De son côté, le Premier ministre israélien, Benjamin Netanyahu, proclame « l'engagement d'Israël à préserver dans le sud-ouest de la Syrie une zone démilitarisée à la frontière avec Israël, ainsi que l'obligation de protéger les Druzes locaux ». Une déclaration que rejette précisément Al-Sharaa, qui estime qu'elle viole la souveraineté de la Syrie.
Malgré leur dispersion, les Druzes se considèrent comme un peuple sans frontières, ce qu'ils encouragent en renforçant leurs relations familiales transnationales et en organisant leurs propres événements et manifestations. Outre la Syrie, et plus particulièrement dans la région de Sweida (également connue sous le nom de Jabal Al-Druze ou Montagne des Druzes), c'est au Liban que leur influence s'est le plus fait sentir, notamment à travers le Parti socialiste progressiste, le principal parti politique druze du pays.
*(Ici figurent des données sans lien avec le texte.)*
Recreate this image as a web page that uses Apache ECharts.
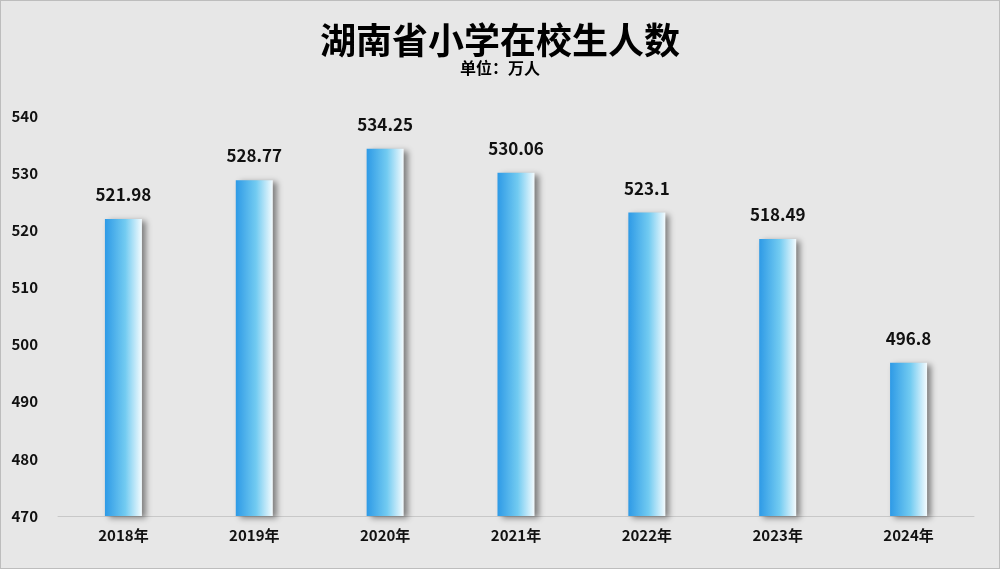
<!DOCTYPE html>
<html><head><meta charset="utf-8">
<script src="https://cdn.jsdelivr.net/npm/echarts@6/dist/echarts.min.js"></script>
<style>html,body{margin:0;padding:0;background:#e7e7e7}#c{width:1000px;height:569px;box-sizing:border-box;border:1px solid #bdbdbd}</style>
</head><body><div id="c"></div>
<script>
const categories = ['2018年','2019年','2020年','2021年','2022年','2023年','2024年'];
const values = [521.98, 528.77, 534.25, 530.06, 523.1, 518.49, 496.8];
const chart = echarts.init(document.getElementById('c'));
const font = '"Noto Sans CJK SC", sans-serif';
chart.setOption({
  backgroundColor: '#e7e7e7',
  title: {
    text: '湖南省小学在校生人数', subtext: '单位：万人', left: 'center', top: 16, itemGap: 2,
    textStyle: {fontFamily: font, fontSize: 36, fontWeight: 'bold', color: '#000'},
    subtextStyle: {fontFamily: font, fontSize: 16, fontWeight: 'bold', color: '#000'}
  },
  grid: {left: 57, right: 25, top: 115, bottom: 52},
  xAxis: {
    type: 'category', data: categories,
    axisLine: {lineStyle: {color: '#c8c8c8'}}, axisTick: {show: false},
    axisLabel: {fontFamily: font, fontSize: 15, fontWeight: 'bold', color: '#111', margin: 12}
  },
  yAxis: {
    type: 'value', min: 470, max: 540, interval: 10,
    splitLine: {show: false}, axisLine: {show: false},
    axisLabel: {fontFamily: font, fontSize: 15, fontWeight: 'bold', color: '#111', margin: 20}
  },
  series: [{
    type: 'bar', data: values, barWidth: 37,
    itemStyle: {
      color: new echarts.graphic.LinearGradient(0, 0, 1, 0, [
        {offset: 0, color: '#2e9ae6'}, {offset: 0.55, color: '#72cbf1'}, {offset: 1, color: '#f4fbfe'}
      ]),
      shadowColor: 'rgba(0,0,0,0.45)', shadowBlur: 6, shadowOffsetX: 4, shadowOffsetY: 2
    },
    label: {show: true, position: 'top', distance: 16, fontFamily: font, fontSize: 17, fontWeight: 'bold', color: '#111'}
  }]
});
</script></body></html>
Menacés aujourd'hui de fragmentation par les pressions antagonistes de la guerre, les Druzes ne se lassent pas de vanter leur rôle dans le tracé de la carte du Moyen-Orient et revendiquent avoir été à l'origine de « la fondation du Liban, de la Syrie, de la Jordanie et de la Palestine modernes ». Extrêmement méfiants à l'égard de la nouvelle carte qui semble se dessiner dans la région, les Druzes syriens revendiquent le maintien de leurs milices et refusent tant de rendre leurs armes que de s'intégrer dans l'armée nationale syrienne, préconisée par Al-Sharaa.